The fact is, being in both the Pinery Provincial Park 10K Run and the NFIM half marathon was more important to me than not running the 10K in order to "save myself" for the HM. I do not regret the decision I made at all. I am just thinking out loud on my blog that, in the future, if I am going to set a certain PR goal for myself, perhaps I may choose differently ...

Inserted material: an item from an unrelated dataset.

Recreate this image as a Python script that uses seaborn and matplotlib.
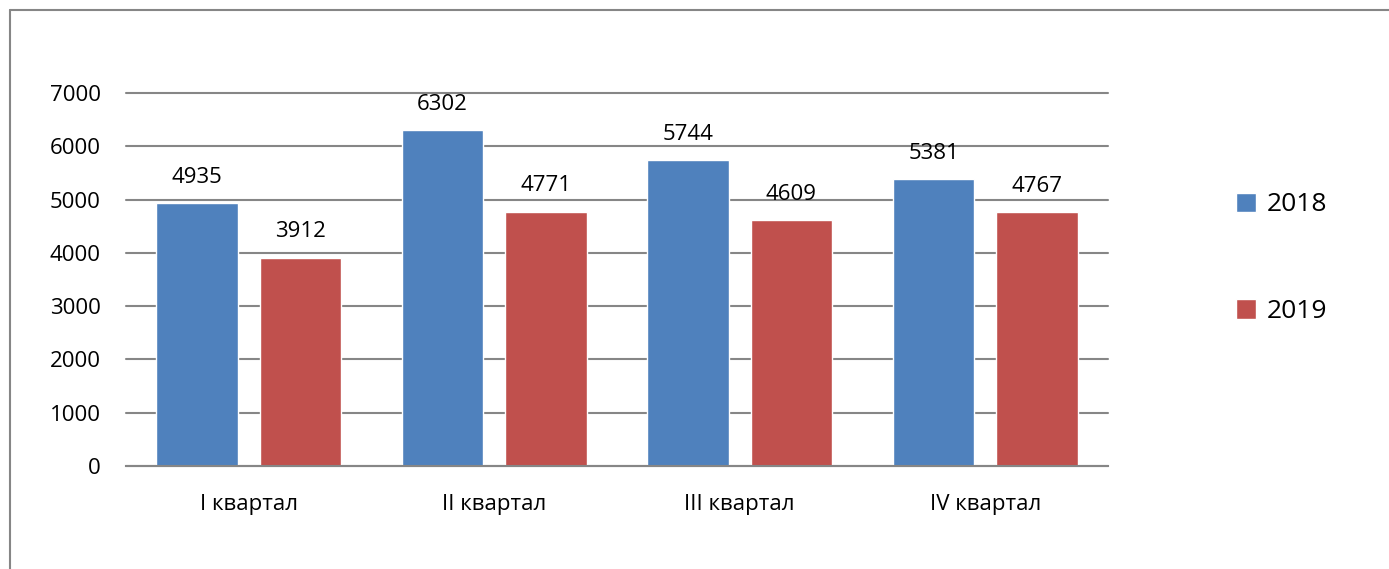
import pandas as pd
import numpy as np
import matplotlib.pyplot as plt
import seaborn as sns
from matplotlib.lines import Line2D

# Datos
quarters = ['I квартал', 'II квартал', 'III квартал', 'IV квартал']
years = ['2018', '2019']
values_2018 = [4935, 6302, 5744, 5381]
values_2019 = [3912, 4771, 4609, 4767]
colors = ['#4F81BD', '#C0504D']


def main():
    df = pd.DataFrame({
        'quarter': quarters * 2,
        'year': [years[0]] * 4 + [years[1]] * 4,
        'value': values_2018 + values_2019,
    })

    sns.set_theme(style='white')
    plt.rcParams['font.family'] = ['Open Sans', 'DejaVu Sans']
    plt.rcParams['text.color'] = 'black'
    plt.rcParams['xtick.color'] = 'black'
    plt.rcParams['ytick.color'] = 'black'

    fig = plt.figure(figsize=(13.89, 5.69), dpi=100)
    ax = fig.add_axes([0.0907, 0.181, 0.707, 0.6556])

    sns.barplot(data=df, x='quarter', y='value', hue='year', palette=colors,
                width=0.84, gap=0.21, saturation=1, ax=ax, legend=True)

    ax.set_ylim(0, 7000)
    ax.set_yticks(np.arange(0, 7001, 1000))
    ax.set_xlim(-0.5, 3.5)
    ax.yaxis.grid(True, color='#868686', linewidth=1.5)
    for gl in ax.get_ygridlines():
        gl.set_clip_on(False)
    ax.set_axisbelow(True)
    for side in ['left', 'right', 'top']:
        ax.spines[side].set_visible(False)
    ax.spines['bottom'].set_color('#868686')
    ax.spines['bottom'].set_linewidth(1.5)
    ax.set_xlabel('')
    ax.set_ylabel('')
    ax.tick_params(axis='y', labelsize=16, pad=18, length=0)
    ax.tick_params(axis='x', labelsize=16, pad=20, length=0)

    # Etiquetas de datos
    for cont in ax.containers:
        ax.bar_label(cont, padding=11, fontsize=16, color='black')

    # Leyenda
    handles, labels = ax.get_legend_handles_labels()
    ax.legend(handles, labels, loc='center left', bbox_to_anchor=(0.873, 0.546),
              bbox_transform=fig.transFigure, frameon=False, fontsize=19,
              handlelength=0.75, handleheight=0.75, handletextpad=0.4,
              labelspacing=3.1)

    # Marco del gráfico
    fig.add_artist(Line2D([10 / 1389, 10 / 1389], [0, 1 - 10 / 569],
                          transform=fig.transFigure, color='#868686', linewidth=1.5))
    fig.add_artist(Line2D([10 / 1389, 1], [1 - 10 / 569, 1 - 10 / 569],
                          transform=fig.transFigure, color='#868686', linewidth=1.5))

    fig.savefig('out.png', dpi=100)
    plt.close(fig)


if __name__ == "__main__":
    main()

I was just reading an interesting discussion between runners on Dailymile under one woman's profile. She was asking her friends if she should participate in a 10K run this weekend (the same 10K I am in this weekend, which is how I found the discussion). She is running her first marathon the following weekend in Hamilton. Most of her friends said "no", don't do it, whereas others told her that if she could run the 10K easy, without getting competitive and running her best, then it was okay. A few other runners quoted the rule I referred to above whereas another runner said, forget the rule! How do you feel? In conclusion, she has decided not to run in the 10K this weekend. This runner has decided that she cannot run the 10K without becoming competitive and running as hard as she can. For me, this discussion was thought provoking, especially given my recent schedule of Sundays - 10K race; 20 K long training run; 10K race; half marathon; 10K race.